Problem
Pictures are not part of the copy. Retype the lines from the first one through the line that contains "ax = fig.add_axes([0.1146, 0.1264, 0.8628, 0.8299])".

Dataset content
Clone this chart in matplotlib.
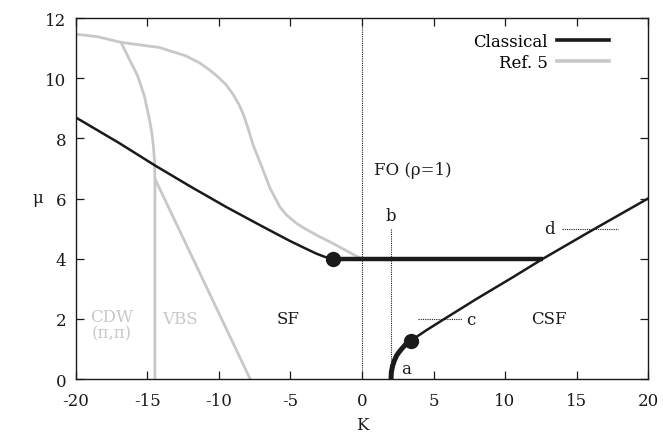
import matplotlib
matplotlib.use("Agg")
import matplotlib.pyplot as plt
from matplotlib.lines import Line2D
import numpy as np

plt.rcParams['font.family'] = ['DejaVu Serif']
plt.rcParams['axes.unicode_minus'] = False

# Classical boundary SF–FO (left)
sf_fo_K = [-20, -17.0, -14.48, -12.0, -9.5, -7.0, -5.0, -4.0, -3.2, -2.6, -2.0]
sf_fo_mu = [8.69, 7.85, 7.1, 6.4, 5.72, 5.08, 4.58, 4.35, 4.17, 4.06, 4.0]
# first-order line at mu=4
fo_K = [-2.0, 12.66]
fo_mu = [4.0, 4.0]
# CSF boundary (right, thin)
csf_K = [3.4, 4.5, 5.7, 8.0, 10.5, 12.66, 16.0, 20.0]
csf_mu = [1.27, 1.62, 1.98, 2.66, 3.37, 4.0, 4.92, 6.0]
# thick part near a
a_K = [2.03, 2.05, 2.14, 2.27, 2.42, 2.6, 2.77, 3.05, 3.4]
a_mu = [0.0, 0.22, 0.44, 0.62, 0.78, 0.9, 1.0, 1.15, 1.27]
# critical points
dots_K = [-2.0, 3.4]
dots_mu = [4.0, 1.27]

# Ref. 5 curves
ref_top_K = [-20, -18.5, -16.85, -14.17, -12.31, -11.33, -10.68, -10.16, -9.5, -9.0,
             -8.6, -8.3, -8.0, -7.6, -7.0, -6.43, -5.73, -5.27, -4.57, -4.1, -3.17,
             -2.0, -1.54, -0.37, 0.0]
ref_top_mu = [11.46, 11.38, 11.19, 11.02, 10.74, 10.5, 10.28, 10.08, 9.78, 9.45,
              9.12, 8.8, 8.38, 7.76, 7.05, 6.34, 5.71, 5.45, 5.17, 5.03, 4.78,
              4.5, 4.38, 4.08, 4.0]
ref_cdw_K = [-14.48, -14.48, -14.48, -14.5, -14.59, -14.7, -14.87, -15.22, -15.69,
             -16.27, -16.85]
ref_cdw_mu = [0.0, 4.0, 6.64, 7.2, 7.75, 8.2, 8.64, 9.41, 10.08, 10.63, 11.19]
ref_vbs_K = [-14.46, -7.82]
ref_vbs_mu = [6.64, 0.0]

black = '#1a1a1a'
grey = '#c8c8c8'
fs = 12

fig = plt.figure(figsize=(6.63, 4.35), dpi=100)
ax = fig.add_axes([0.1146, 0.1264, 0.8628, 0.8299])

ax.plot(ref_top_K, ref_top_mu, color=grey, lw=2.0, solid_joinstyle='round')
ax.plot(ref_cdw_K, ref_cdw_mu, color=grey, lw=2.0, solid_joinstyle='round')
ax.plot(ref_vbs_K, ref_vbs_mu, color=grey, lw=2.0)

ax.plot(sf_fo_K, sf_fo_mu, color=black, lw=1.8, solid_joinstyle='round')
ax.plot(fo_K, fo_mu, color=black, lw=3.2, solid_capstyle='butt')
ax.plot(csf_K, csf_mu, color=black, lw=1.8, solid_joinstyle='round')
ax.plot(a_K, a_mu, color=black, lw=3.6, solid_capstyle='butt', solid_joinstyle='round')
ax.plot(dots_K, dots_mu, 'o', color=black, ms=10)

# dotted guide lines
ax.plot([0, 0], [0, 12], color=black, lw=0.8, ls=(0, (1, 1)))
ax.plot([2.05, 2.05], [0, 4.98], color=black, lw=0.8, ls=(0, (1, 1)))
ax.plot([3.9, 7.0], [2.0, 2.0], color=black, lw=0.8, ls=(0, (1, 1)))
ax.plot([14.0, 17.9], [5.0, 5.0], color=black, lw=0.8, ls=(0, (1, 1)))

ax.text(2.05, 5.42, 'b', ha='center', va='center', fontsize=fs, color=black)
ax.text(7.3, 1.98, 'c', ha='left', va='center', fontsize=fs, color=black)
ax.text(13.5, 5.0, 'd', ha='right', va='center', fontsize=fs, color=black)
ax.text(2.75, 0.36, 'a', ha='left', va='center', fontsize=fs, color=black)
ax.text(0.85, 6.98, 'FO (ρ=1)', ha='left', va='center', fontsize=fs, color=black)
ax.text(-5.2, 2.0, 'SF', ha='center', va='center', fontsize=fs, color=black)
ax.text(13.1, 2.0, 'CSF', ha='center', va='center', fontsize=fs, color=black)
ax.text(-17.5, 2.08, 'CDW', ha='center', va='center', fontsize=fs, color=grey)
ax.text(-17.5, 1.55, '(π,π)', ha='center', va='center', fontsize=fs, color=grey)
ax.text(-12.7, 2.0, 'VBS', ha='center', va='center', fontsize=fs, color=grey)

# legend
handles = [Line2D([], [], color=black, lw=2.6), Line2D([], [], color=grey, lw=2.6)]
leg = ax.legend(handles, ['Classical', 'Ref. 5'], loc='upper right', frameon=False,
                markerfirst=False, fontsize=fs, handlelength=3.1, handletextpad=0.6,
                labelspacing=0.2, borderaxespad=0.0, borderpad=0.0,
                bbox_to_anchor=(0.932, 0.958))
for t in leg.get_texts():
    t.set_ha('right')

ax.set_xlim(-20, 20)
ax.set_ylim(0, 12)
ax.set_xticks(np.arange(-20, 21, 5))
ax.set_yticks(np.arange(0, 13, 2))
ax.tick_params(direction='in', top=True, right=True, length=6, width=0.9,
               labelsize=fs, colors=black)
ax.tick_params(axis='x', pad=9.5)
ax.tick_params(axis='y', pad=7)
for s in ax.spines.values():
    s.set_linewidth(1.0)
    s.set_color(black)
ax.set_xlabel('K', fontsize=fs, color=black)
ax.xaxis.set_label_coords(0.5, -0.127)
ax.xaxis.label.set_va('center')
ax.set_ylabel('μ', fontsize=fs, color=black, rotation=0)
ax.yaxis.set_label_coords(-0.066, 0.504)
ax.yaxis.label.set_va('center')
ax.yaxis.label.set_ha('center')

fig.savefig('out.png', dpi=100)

Full output
Clone this chart in matplotlib.
import matplotlib
matplotlib.use("Agg")
import matplotlib.pyplot as plt
from matplotlib.lines import Line2D
import numpy as np

plt.rcParams['font.family'] = ['DejaVu Serif']
plt.rcParams['axes.unicode_minus'] = False

# Classical boundary SF–FO (left)
sf_fo_K = [-20, -17.0, -14.48, -12.0, -9.5, -7.0, -5.0, -4.0, -3.2, -2.6, -2.0]
sf_fo_mu = [8.69, 7.85, 7.1, 6.4, 5.72, 5.08, 4.58, 4.35, 4.17, 4.06, 4.0]
# first-order line at mu=4
fo_K = [-2.0, 12.66]
fo_mu = [4.0, 4.0]
# CSF boundary (right, thin)
csf_K = [3.4, 4.5, 5.7, 8.0, 10.5, 12.66, 16.0, 20.0]
csf_mu = [1.27, 1.62, 1.98, 2.66, 3.37, 4.0, 4.92, 6.0]
# thick part near a
a_K = [2.03, 2.05, 2.14, 2.27, 2.42, 2.6, 2.77, 3.05, 3.4]
a_mu = [0.0, 0.22, 0.44, 0.62, 0.78, 0.9, 1.0, 1.15, 1.27]
# critical points
dots_K = [-2.0, 3.4]
dots_mu = [4.0, 1.27]

# Ref. 5 curves
ref_top_K = [-20, -18.5, -16.85, -14.17, -12.31, -11.33, -10.68, -10.16, -9.5, -9.0,
             -8.6, -8.3, -8.0, -7.6, -7.0, -6.43, -5.73, -5.27, -4.57, -4.1, -3.17,
             -2.0, -1.54, -0.37, 0.0]
ref_top_mu = [11.46, 11.38, 11.19, 11.02, 10.74, 10.5, 10.28, 10.08, 9.78, 9.45,
              9.12, 8.8, 8.38, 7.76, 7.05, 6.34, 5.71, 5.45, 5.17, 5.03, 4.78,
              4.5, 4.38, 4.08, 4.0]
ref_cdw_K = [-14.48, -14.48, -14.48, -14.5, -14.59, -14.7, -14.87, -15.22, -15.69,
             -16.27, -16.85]
ref_cdw_mu = [0.0, 4.0, 6.64, 7.2, 7.75, 8.2, 8.64, 9.41, 10.08, 10.63, 11.19]
ref_vbs_K = [-14.46, -7.82]
ref_vbs_mu = [6.64, 0.0]

black = '#1a1a1a'
grey = '#c8c8c8'
fs = 12

fig = plt.figure(figsize=(6.63, 4.35), dpi=100)
ax = fig.add_axes([0.1146, 0.1264, 0.8628, 0.8299])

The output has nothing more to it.